Work to do:
Omit all images. Write out the rest of the material exactly.
---
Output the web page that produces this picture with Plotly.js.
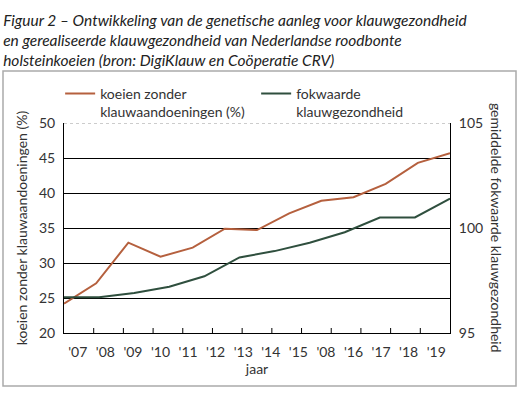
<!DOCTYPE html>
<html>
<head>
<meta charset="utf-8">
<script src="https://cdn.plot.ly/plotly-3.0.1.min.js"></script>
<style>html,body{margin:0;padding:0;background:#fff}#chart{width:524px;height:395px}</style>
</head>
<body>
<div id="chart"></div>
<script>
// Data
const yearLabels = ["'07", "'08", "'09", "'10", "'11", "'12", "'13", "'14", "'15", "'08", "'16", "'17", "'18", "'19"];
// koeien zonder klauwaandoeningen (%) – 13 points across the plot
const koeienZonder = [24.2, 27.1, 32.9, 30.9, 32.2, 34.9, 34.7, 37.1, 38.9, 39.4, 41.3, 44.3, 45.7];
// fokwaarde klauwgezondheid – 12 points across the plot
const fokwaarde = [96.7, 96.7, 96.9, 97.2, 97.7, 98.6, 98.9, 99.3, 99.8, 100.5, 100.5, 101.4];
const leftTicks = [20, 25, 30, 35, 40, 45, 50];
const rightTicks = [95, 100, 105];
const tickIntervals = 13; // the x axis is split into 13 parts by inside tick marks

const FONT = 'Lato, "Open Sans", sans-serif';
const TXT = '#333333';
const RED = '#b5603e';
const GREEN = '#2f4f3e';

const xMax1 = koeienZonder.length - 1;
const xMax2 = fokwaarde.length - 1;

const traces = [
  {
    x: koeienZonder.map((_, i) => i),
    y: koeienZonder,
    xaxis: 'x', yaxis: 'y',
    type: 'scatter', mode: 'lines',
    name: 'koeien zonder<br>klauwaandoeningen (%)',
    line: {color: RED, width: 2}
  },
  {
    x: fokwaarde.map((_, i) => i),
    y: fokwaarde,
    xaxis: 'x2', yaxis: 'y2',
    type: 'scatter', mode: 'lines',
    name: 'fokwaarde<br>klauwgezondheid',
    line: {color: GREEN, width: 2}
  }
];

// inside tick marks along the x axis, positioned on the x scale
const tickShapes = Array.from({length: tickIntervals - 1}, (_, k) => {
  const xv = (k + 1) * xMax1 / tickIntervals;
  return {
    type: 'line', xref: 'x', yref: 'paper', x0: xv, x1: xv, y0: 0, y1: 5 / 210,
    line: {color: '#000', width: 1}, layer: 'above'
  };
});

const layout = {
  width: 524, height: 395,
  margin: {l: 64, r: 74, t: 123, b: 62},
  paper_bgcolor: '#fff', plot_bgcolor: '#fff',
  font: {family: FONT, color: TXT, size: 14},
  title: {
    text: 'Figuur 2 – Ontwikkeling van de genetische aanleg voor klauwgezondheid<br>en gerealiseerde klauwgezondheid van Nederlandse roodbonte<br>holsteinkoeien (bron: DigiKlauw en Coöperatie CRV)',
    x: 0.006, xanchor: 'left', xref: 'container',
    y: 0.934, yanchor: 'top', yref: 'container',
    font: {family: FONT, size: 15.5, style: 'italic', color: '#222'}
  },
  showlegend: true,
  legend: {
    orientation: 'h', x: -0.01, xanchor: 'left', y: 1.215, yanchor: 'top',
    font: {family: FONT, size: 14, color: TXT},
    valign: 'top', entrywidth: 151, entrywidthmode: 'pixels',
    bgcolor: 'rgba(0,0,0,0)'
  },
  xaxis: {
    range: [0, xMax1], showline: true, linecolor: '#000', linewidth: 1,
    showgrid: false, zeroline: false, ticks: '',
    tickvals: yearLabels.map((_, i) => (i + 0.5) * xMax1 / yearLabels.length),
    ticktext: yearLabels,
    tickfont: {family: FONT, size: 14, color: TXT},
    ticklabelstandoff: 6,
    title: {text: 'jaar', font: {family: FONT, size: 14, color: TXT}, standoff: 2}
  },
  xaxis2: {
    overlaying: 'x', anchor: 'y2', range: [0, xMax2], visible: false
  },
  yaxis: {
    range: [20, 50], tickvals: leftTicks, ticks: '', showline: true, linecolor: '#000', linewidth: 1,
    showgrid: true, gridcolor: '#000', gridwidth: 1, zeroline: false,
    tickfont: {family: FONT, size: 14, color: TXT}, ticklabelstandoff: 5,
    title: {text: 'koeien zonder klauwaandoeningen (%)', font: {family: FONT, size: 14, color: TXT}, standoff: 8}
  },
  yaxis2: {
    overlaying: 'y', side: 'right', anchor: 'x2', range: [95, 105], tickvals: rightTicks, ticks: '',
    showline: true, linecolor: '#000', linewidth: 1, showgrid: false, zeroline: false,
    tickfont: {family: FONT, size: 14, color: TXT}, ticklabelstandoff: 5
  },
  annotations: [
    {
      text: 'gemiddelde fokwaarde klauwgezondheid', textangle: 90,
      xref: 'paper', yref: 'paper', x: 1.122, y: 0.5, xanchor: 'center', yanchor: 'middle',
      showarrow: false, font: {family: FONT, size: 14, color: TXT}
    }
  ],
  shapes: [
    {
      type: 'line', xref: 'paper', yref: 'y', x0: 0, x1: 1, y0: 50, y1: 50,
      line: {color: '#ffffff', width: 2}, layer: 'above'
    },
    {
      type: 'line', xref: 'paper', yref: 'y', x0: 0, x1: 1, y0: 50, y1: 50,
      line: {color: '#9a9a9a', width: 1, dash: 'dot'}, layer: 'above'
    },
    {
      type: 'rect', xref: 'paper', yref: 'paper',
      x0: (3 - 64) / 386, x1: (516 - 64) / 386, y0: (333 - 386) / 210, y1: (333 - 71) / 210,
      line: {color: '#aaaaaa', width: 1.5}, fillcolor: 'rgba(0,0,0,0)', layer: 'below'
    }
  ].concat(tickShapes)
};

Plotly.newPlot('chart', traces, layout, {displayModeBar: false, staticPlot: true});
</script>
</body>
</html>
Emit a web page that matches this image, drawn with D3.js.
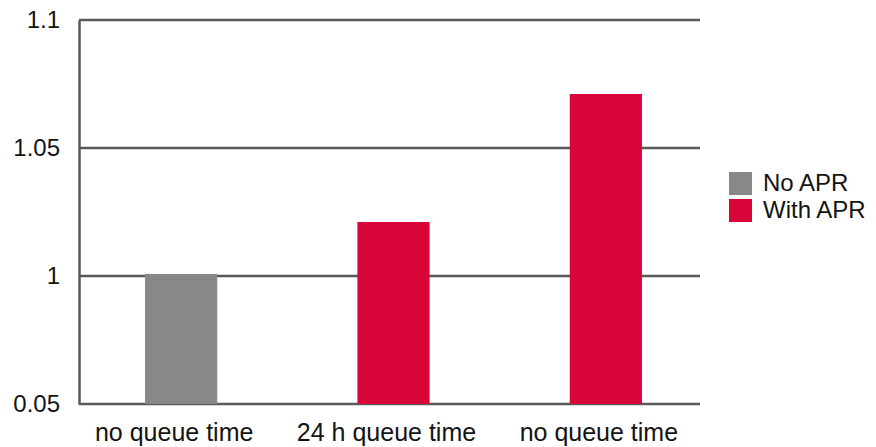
---
Task answer:
Output the web page that produces this picture with Plotly.js.
<!DOCTYPE html>
<html>
<head>
<meta charset="utf-8">
<script src="https://cdn.plot.ly/plotly-3.0.1.min.js"></script>
<style>html,body{margin:0;padding:0;background:#fff}#chart{width:524px;height:395px}</style>
</head>
<body>
<div id="chart"></div>
<script>
// Data
const yearLabels = ["'07", "'08", "'09", "'10", "'11", "'12", "'13", "'14", "'15", "'08", "'16", "'17", "'18", "'19"];
// koeien zonder klauwaandoeningen (%) – 13 points across the plot
const koeienZonder = [24.2, 27.1, 32.9, 30.9, 32.2, 34.9, 34.7, 37.1, 38.9, 39.4, 41.3, 44.3, 45.7];
// fokwaarde klauwgezondheid – 12 points across the plot
const fokwaarde = [96.7, 96.7, 96.9, 97.2, 97.7, 98.6, 98.9, 99.3, 99.8, 100.5, 100.5, 101.4];
const leftTicks = [20, 25, 30, 35, 40, 45, 50];
const rightTicks = [95, 100, 105];
const tickIntervals = 13; // the x axis is split into 13 parts by inside tick marks

const FONT = 'Lato, "Open Sans", sans-serif';
const TXT = '#333333';
const RED = '#b5603e';
const GREEN = '#2f4f3e';

const xMax1 = koeienZonder.length - 1;
const xMax2 = fokwaarde.length - 1;

const traces = [
  {
    x: koeienZonder.map((_, i) => i),
    y: koeienZonder,
    xaxis: 'x', yaxis: 'y',
    type: 'scatter', mode: 'lines',
    name: 'koeien zonder<br>klauwaandoeningen (%)',
    line: {color: RED, width: 2}
  },
  {
    x: fokwaarde.map((_, i) => i),
    y: fokwaarde,
    xaxis: 'x2', yaxis: 'y2',
    type: 'scatter', mode: 'lines',
    name: 'fokwaarde<br>klauwgezondheid',
    line: {color: GREEN, width: 2}
  }
];

// inside tick marks along the x axis, positioned on the x scale
const tickShapes = Array.from({length: tickIntervals - 1}, (_, k) => {
  const xv = (k + 1) * xMax1 / tickIntervals;
  return {
    type: 'line', xref: 'x', yref: 'paper', x0: xv, x1: xv, y0: 0, y1: 5 / 210,
    line: {color: '#000', width: 1}, layer: 'above'
  };
});

const layout = {
  width: 524, height: 395,
  margin: {l: 64, r: 74, t: 123, b: 62},
  paper_bgcolor: '#fff', plot_bgcolor: '#fff',
  font: {family: FONT, color: TXT, size: 14},
  title: {
    text: 'Figuur 2 – Ontwikkeling van de genetische aanleg voor klauwgezondheid<br>en gerealiseerde klauwgezondheid van Nederlandse roodbonte<br>holsteinkoeien (bron: DigiKlauw en Coöperatie CRV)',
    x: 0.006, xanchor: 'left', xref: 'container',
    y: 0.934, yanchor: 'top', yref: 'container',
    font: {family: FONT, size: 15.5, style: 'italic', color: '#222'}
  },
  showlegend: true,
  legend: {
    orientation: 'h', x: -0.01, xanchor: 'left', y: 1.215, yanchor: 'top',
    font: {family: FONT, size: 14, color: TXT},
    valign: 'top', entrywidth: 151, entrywidthmode: 'pixels',
    bgcolor: 'rgba(0,0,0,0)'
  },
  xaxis: {
    range: [0, xMax1], showline: true, linecolor: '#000', linewidth: 1,
    showgrid: false, zeroline: false, ticks: '',
    tickvals: yearLabels.map((_, i) => (i + 0.5) * xMax1 / yearLabels.length),
    ticktext: yearLabels,
    tickfont: {family: FONT, size: 14, color: TXT},
    ticklabelstandoff: 6,
    title: {text: 'jaar', font: {family: FONT, size: 14, color: TXT}, standoff: 2}
  },
  xaxis2: {
    overlaying: 'x', anchor: 'y2', range: [0, xMax2], visible: false
  },
  yaxis: {
    range: [20, 50], tickvals: leftTicks, ticks: '', showline: true, linecolor: '#000', linewidth: 1,
    showgrid: true, gridcolor: '#000', gridwidth: 1, zeroline: false,
    tickfont: {family: FONT, size: 14, color: TXT}, ticklabelstandoff: 5,
    title: {text: 'koeien zonder klauwaandoeningen (%)', font: {family: FONT, size: 14, color: TXT}, standoff: 8}
  },
  yaxis2: {
    overlaying: 'y', side: 'right', anchor: 'x2', range: [95, 105], tickvals: rightTicks, ticks: '',
    showline: true, linecolor: '#000', linewidth: 1, showgrid: false, zeroline: false,
    tickfont: {family: FONT, size: 14, color: TXT}, ticklabelstandoff: 5
  },
  annotations: [
    {
      text: 'gemiddelde fokwaarde klauwgezondheid', textangle: 90,
      xref: 'paper', yref: 'paper', x: 1.122, y: 0.5, xanchor: 'center', yanchor: 'middle',
      showarrow: false, font: {family: FONT, size: 14, color: TXT}
    }
  ],
  shapes: [
    {
      type: 'line', xref: 'paper', yref: 'y', x0: 0, x1: 1, y0: 50, y1: 50,
      line: {color: '#ffffff', width: 2}, layer: 'above'
    },
    {
      type: 'line', xref: 'paper', yref: 'y', x0: 0, x1: 1, y0: 50, y1: 50,
      line: {color: '#9a9a9a', width: 1, dash: 'dot'}, layer: 'above'
    },
    {
      type: 'rect', xref: 'paper', yref: 'paper',
      x0: (3 - 64) / 386, x1: (516 - 64) / 386, y0: (333 - 386) / 210, y1: (333 - 71) / 210,
      line: {color: '#aaaaaa', width: 1.5}, fillcolor: 'rgba(0,0,0,0)', layer: 'below'
    }
  ].concat(tickShapes)
};

Plotly.newPlot('chart', traces, layout, {displayModeBar: false, staticPlot: true});
</script>
</body>
</html>
Emit a web page that matches this image, drawn with D3.js.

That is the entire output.